蛋白漏出性腸症って?
「たんぱくろうしゅつせいちょうしょう」と読みます。蛋白喪失性腸症(たんぱくそうしつせいちょうしょう)とも呼ばれます。
発症の原因は幾つか考えられますが、腸からたんぱく質が漏れ出てしまう為に、血液中のたんぱく質が低下してしまう文字通りの疾患です。
結果、低たんぱく血症や下痢、軟便、浮腫、腹水、食欲不振、体重減少などが見られます。
また、蛋白漏出性腸症の診断を受けた際に、炎症性腸疾患(IBD)やリンパ管拡張症の指摘を受ける事も多いですが、基本的な原因は同じと考えて良いと思います。
それでは、その基本的な原因とは何なのかを考えて行きましょう。
蛋白漏出性腸症の原因は?
表現が難しいのですが、炎症性腸疾患(IBD)やリンパ管拡張症などを発症すると、結果的に蛋白漏出性腸症に陥ると言った感じになるとお考えください。。
ですので、蛋白漏出性腸症の原因を探ると言うよりは、どうして炎症性腸疾患(IBD)やリンパ管拡張症を発症してしまったのかを考える事が大切になります。
もちろん先天的な要因があったり、リンパ腫が原因の場合もありますので、言い切る事は出来ないのですが、炎症性腸疾患(IBD)やリンパ管拡張症の多くの原因は腸の炎症です。

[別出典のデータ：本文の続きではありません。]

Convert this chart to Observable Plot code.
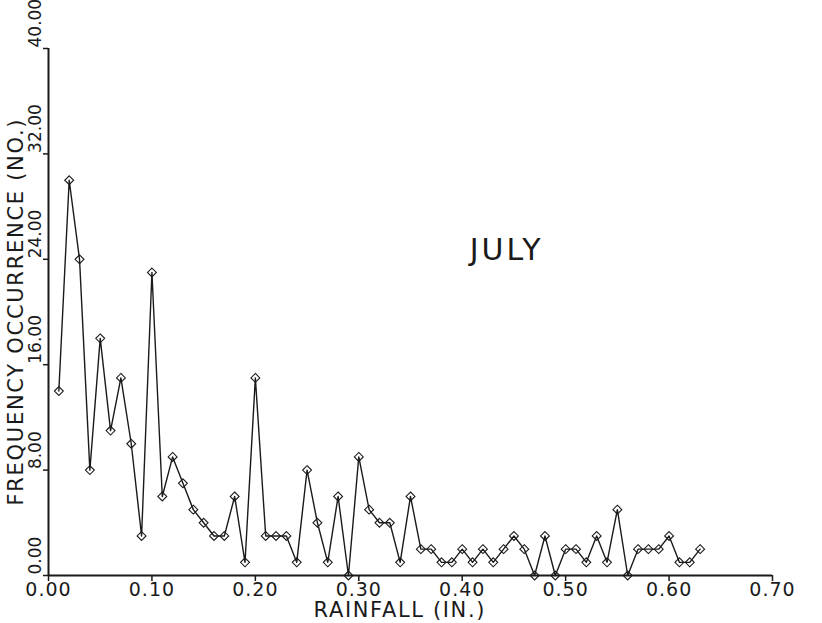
<!DOCTYPE html>
<html><head><meta charset="utf-8">
<script src="https://cdn.jsdelivr.net/npm/d3@7"></script>
<script src="https://cdn.jsdelivr.net/npm/@observablehq/plot@0.6"></script>
<style>body{margin:0;background:#fff}</style>
</head><body><div id="chart"></div>
<script>
const rainfall = [0.01,0.02,0.03,0.04,0.05,0.06,0.07,0.08,0.09,0.10,
  0.11,0.12,0.13,0.14,0.15,0.16,0.17,0.18,0.19,0.20,
  0.21,0.22,0.23,0.24,0.25,0.26,0.27,0.28,0.29,0.30,
  0.31,0.32,0.33,0.34,0.35,0.36,0.37,0.38,0.39,0.40,
  0.41,0.42,0.43,0.44,0.45,0.46,0.47,0.48,0.49,0.50,
  0.51,0.52,0.53,0.54,0.55,0.56,0.57,0.58,0.59,0.60,
  0.61,0.62,0.63];
const frequency = [14,30,24,8,18,11,15,10,3,23,
  6,9,7,5,4,3,3,6,1,15,
  3,3,3,1,8,4,1,6,0,9,
  5,4,4,1,6,2,2,1,1,2,
  1,2,1,2,3,2,0,3,0,2,
  2,1,3,1,5,0,2,2,2,3,
  1,1,2];
const xTicks = [0,0.1,0.2,0.3,0.4,0.5,0.6,0.7];
const yTicks = [0,8,16,24,32,40];
const yTitle = "FREQUENCY OCCURRENCE (NO.)";
const xTitle = "RAINFALL (IN.)";
const panelLabel = "JULY";

const data = rainfall.map((x, i) => ({x, y: frequency[i]}));
const fmt = d3.format(".2f");
const ink = "#1a1a1a";

const chart = Plot.plot({
  width: 822, height: 623,
  marginLeft: 48, marginRight: 50, marginTop: 48, marginBottom: 48,
  style: {fontFamily: "DejaVu Sans", fontSize: "19px", letterSpacing: "1px", background: "white", color: ink},
  x: {domain: [0, 0.7]},
  y: {domain: [0, 40]},
  marks: [
    Plot.ruleY([0], {stroke: ink, strokeWidth: 2}),
    Plot.ruleX([0], {stroke: ink, strokeWidth: 2}),
    Plot.axisX({ticks: xTicks, tickSize: 6, tickPadding: 1, tickFormat: fmt, label: null, strokeWidth: 1.5, fill: ink}),
    Plot.axisY({ticks: yTicks, tickSize: 5, tickFormat: () => "", label: null, strokeWidth: 1.5}),
    Plot.text(yTicks, {y: d => d, text: d => fmt(d), frameAnchor: "left", dx: -13, dy: -1, rotate: -90, textAnchor: "start", fontSize: 17, fill: ink}),
    Plot.text([yTitle], {text: d => d, frameAnchor: "left", dx: -32, dy: 0, rotate: -90, textAnchor: "middle", lineAnchor: "middle", fontSize: 21, fill: ink}),
    Plot.text([xTitle], {text: d => d, frameAnchor: "bottom", dx: -11, dy: 35, textAnchor: "middle", lineAnchor: "middle", fontSize: 21, fill: ink}),
    Plot.text([panelLabel], {text: d => d, x: 0.441, y: 24.7, dx: 2, fontSize: 30, fill: ink}),
    Plot.line(data, {x: "x", y: "y", stroke: ink, strokeWidth: 1.4}),
    Plot.dot(data, {x: "x", y: "y", symbol: "diamond2", r: 4, stroke: ink, fill: "none", strokeWidth: 1.1})
  ]
});
const yLabelSet = new Set(yTicks.map(fmt));
const textGroups = chart.querySelectorAll('g[aria-label="text"]');
if (textGroups.length) textGroups[0].style.letterSpacing = "0px";
chart.querySelectorAll("text").forEach(t => {
  const s = t.textContent;
  if (s === yTitle) { t.setAttribute("textLength", 387); t.setAttribute("lengthAdjust", "spacing"); }
  if (s === xTitle) { t.setAttribute("textLength", 172); t.setAttribute("lengthAdjust", "spacing"); }
  if (s === panelLabel) { t.style.letterSpacing = "3px"; }
});
document.getElementById("chart").append(chart);
</script>
</body></html>
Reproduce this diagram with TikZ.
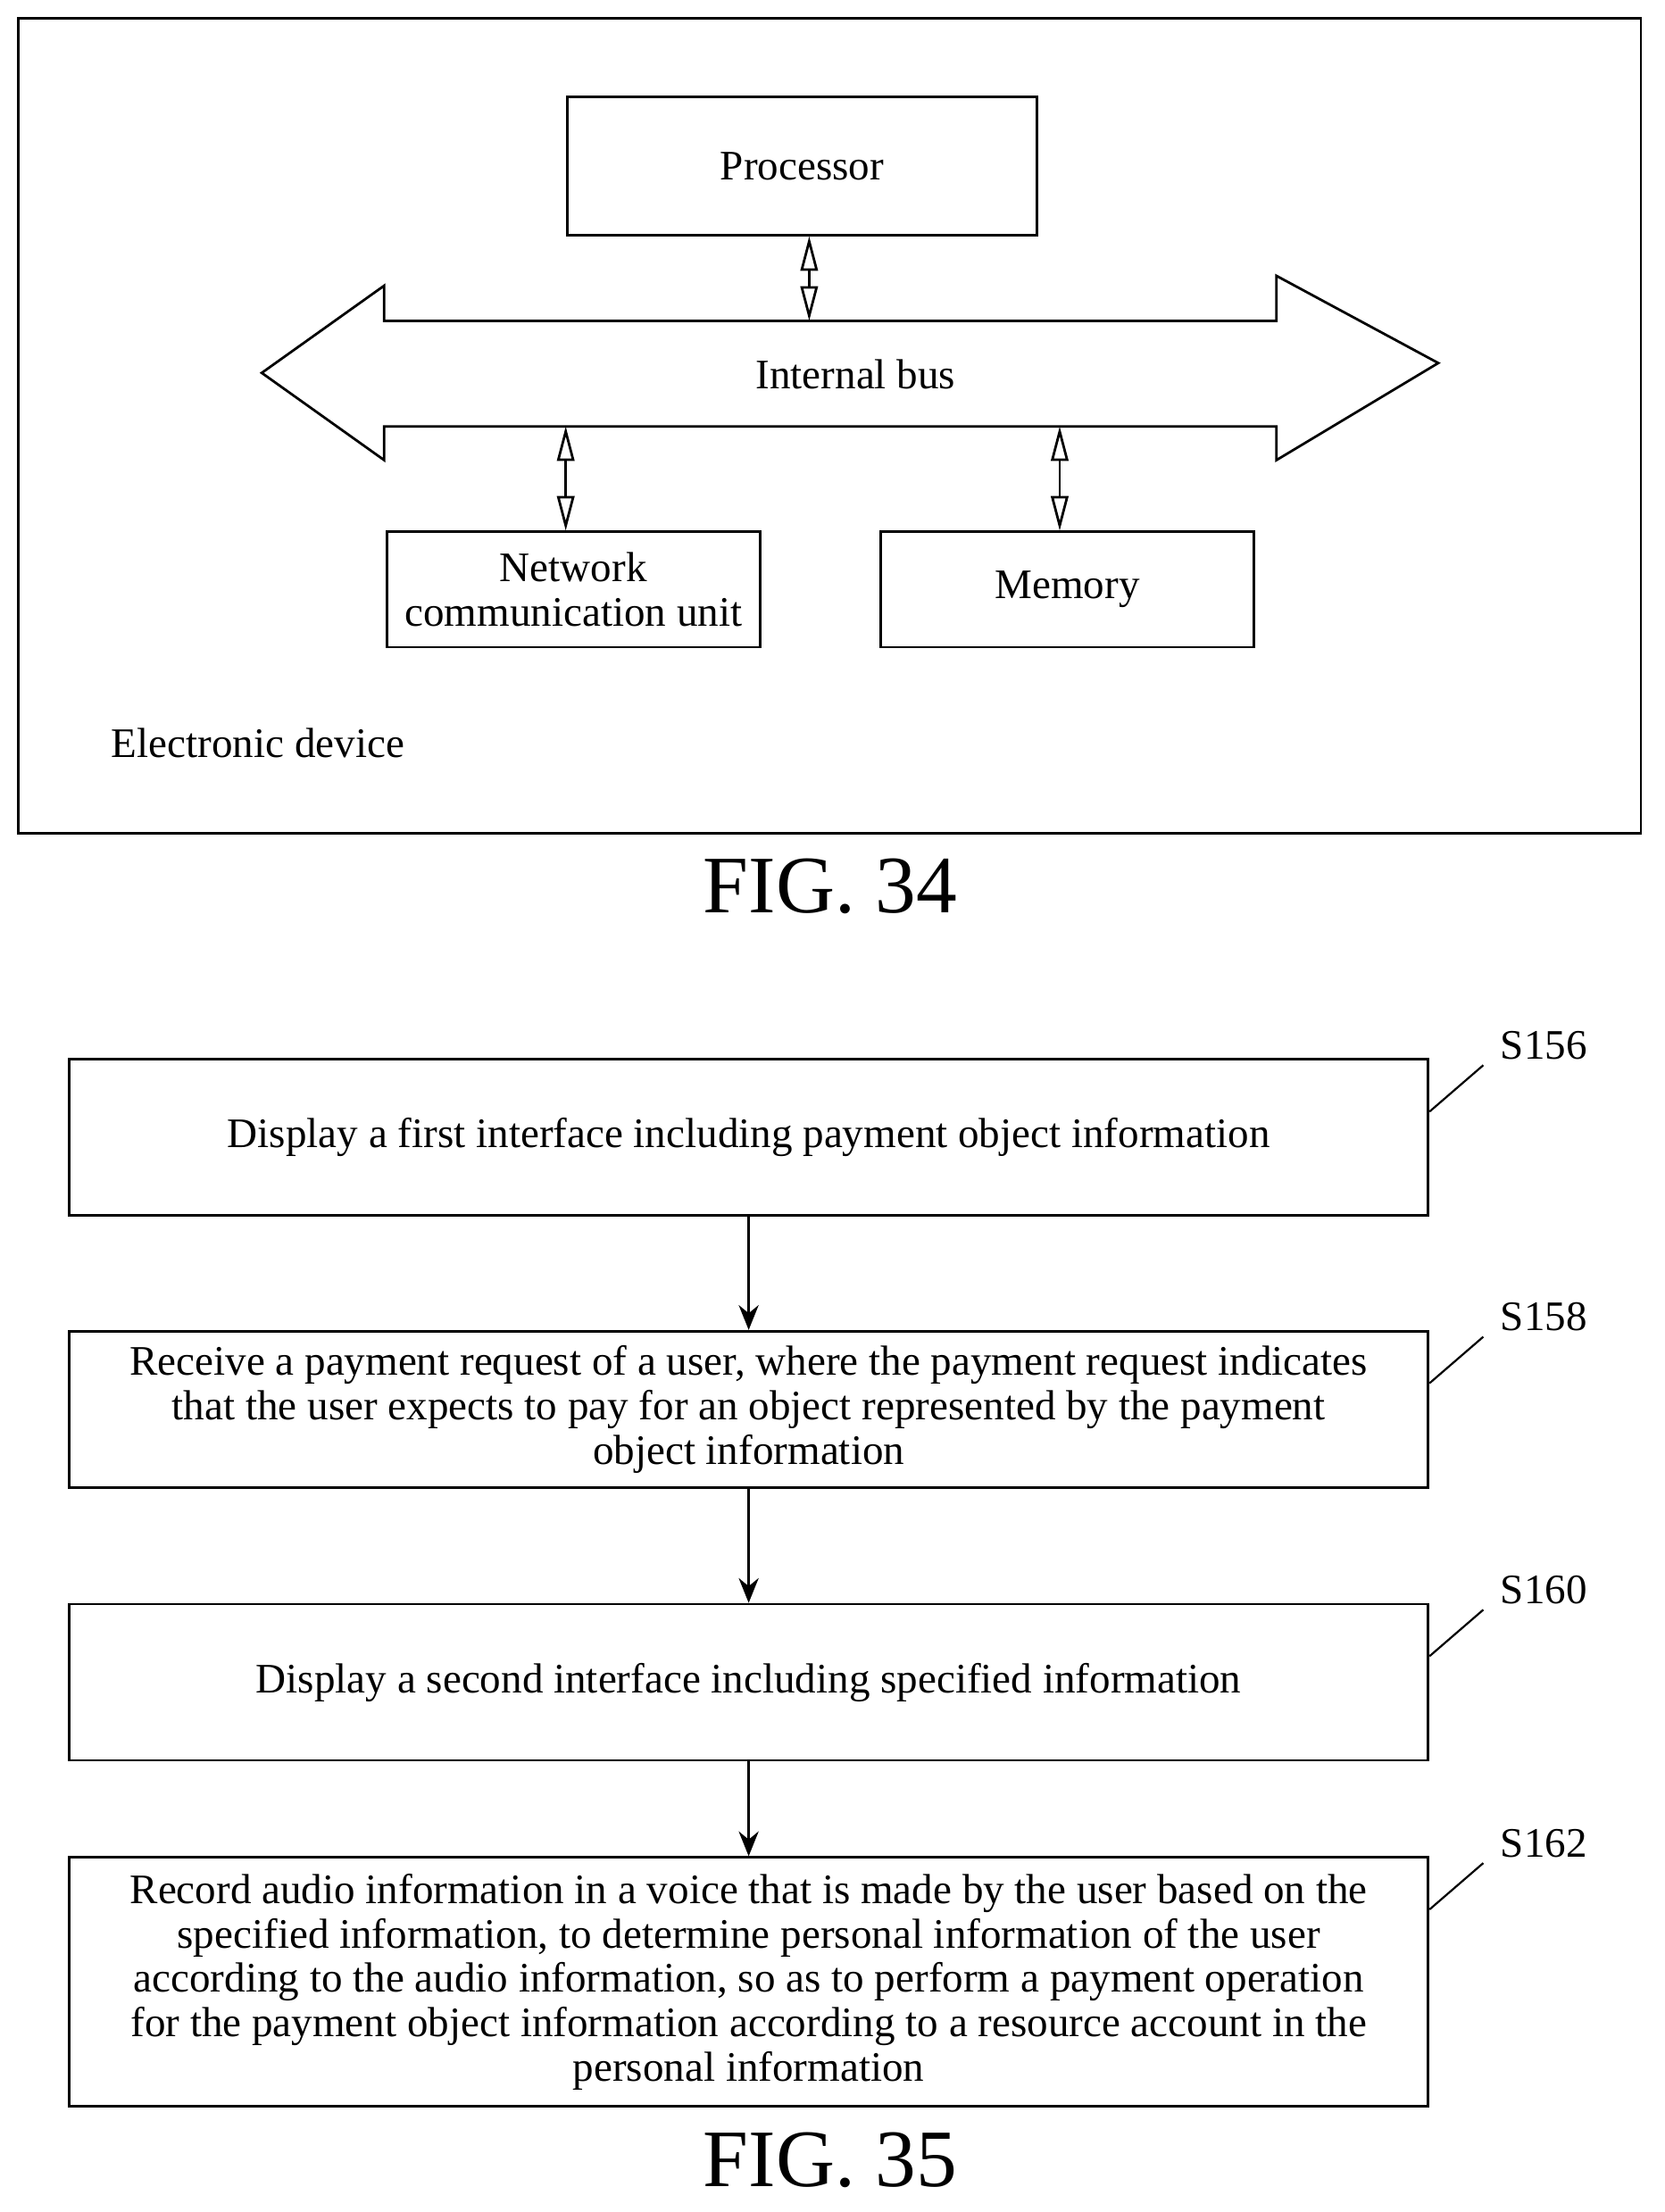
\documentclass[tikz,border=0pt]{standalone}
\usepackage{fontspec}
\setmainfont{Liberation Serif}
\usetikzlibrary{arrows.meta, positioning}
\tikzset{
  box/.style={draw, line width=1pt, align=center, inner sep=2pt, font=\fontsize{17}{18}\selectfont},
  stepbox/.style={box, minimum width=19.32cm},
  dual/.style={{Triangle[open, width=7pt, length=14pt]}-{Triangle[open, width=7pt, length=14pt]}, line width=1pt},
  flow/.style={-{Stealth[length=10pt, width=8pt]}, line width=1.2pt},
  lbl/.style={font=\fontsize{17}{18}\selectfont},
  fig/.style={font=\fontsize{33}{36}\selectfont}
}
\begin{document}
\begin{tikzpicture}[x=0.02cm, y=-0.02cm]
\useasboundingbox (0,0) rectangle (1183,1572);
% FIG. 34
\draw[line width=1pt] (13,13) rectangle (1166,592);
\node[box, minimum width=6.68cm, minimum height=1.96cm] (proc) at (570,118) {Processor};
\draw[line width=1pt] (186,265) -- (273,203) -- (273,228) -- (907,228) -- (907,196)
  -- (1022,258) -- (907,327) -- (907,303) -- (273,303) -- (273,327) -- cycle;
\node[lbl] (bus) at (608,266) {Internal bus};
\coordinate (busA) at (575,228);
\coordinate (busB) at (402,303);
\coordinate (busC) at (753,303);
\node[box, minimum width=5.3cm, minimum height=1.64cm] (net) at (407.5,419) {Network\\communication unit};
\node[box, minimum width=5.3cm, minimum height=1.64cm] (mem) at (758.5,419) {Memory};
\draw[dual] (proc.south -| busA) -- (busA);
\draw[dual] (busB) -- (busB |- net.north);
\draw[dual] (busC) -- (busC |- mem.north);
\node[lbl, anchor=west] (dev) at (73,528) {Electronic device};
\node[fig] (fig34) at (590,630) {FIG. 34};

% FIG. 35
\node[stepbox, minimum height=2.22cm] (s156) at (532,808) {Display a first interface including payment object information};
\node[stepbox, minimum height=2.22cm] (s158) at (532,1001.5) {Receive a payment request of a user, where the payment request indicates\\that the user expects to pay for an object represented by the payment\\object information};
\node[stepbox, minimum height=2.22cm] (s160) at (532,1195.5) {Display a second interface including specified information};
\node[stepbox, minimum height=3.54cm] (s162) at (532,1408.5) {Record audio information in a voice that is made by the user based on the\\specified information, to determine personal information of the user\\according to the audio information, so as to perform a payment operation\\for the payment object information according to a resource account in the\\personal information};
\foreach \s/\y in {156/753, 158/946, 160/1140, 162/1320} {
  \node[lbl] (t\s) at (1097,\y-10) {S\s};
  \draw[line width=0.8pt] (s\s.east |- 0,\y+37) -- (1054,\y+4);
}
\draw[flow] (s156) -- (s158);
\draw[flow] (s158) -- (s160);
\draw[flow] (s160) -- (s162);
\node[fig] (fig35) at (590,1535) {FIG. 35};
\end{tikzpicture}
\end{document}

そして、腸の炎症の原因の大半は食生活です。動物病院では炎症性腸疾患(IBD)やリンパ管拡張症は予防が出来ないと表現する事が多いですが、実際は正しい食生活が予防方法となります。
蛋白漏出性腸症の予防方法は?
蛋白漏出性腸症に陥ると血中のたんぱく質濃度が低下する為、動物病院ではたんぱく質の補給を目的に高たんぱくのフードを推奨する事が多いですが実は逆です。
そもそも蛋白漏出性腸症の根本的な原因である腸の炎症は、口から摂取したたんぱく質を腸が処理し切れなかった事によって引き起こされます。要するに腸のオーバーワークが原因で、その原因はたんぱく質の過剰摂取であると言う事です。
ですので、摂取するたんぱく質の量を制限する事はもちろん、摂取する回数を制限する事も大切です。また、腸がたんぱく質の処理をしやすいように消化酵素(たんぱく質分解酵素)を補給する事も重要です。更に、腸の環境を整える目的で乳酸菌の摂取もおすすめです。
まとめますと、たんぱく質の過剰摂取にならないように適度なたんぱく質含有量のフードを量や回数を与え過ぎず、もちろん間食は控えて、消化酵素と乳酸菌の補給が蛋白漏出性腸症の予防方法となります。
経験上、蛋白漏出性腸症や炎症性腸疾患(IBD)、リンパ管拡張症でお悩みの場合は、置きエサで食事量を制限せずに与えていたり、高たんぱくなグレインフリーフードを与えていたり、フードに肉類のトッピングをしていたり、おやつやご褒美を与え過ぎていたり、手作り食を与えていたりするケースが多いです。くれぐれもご注意ください。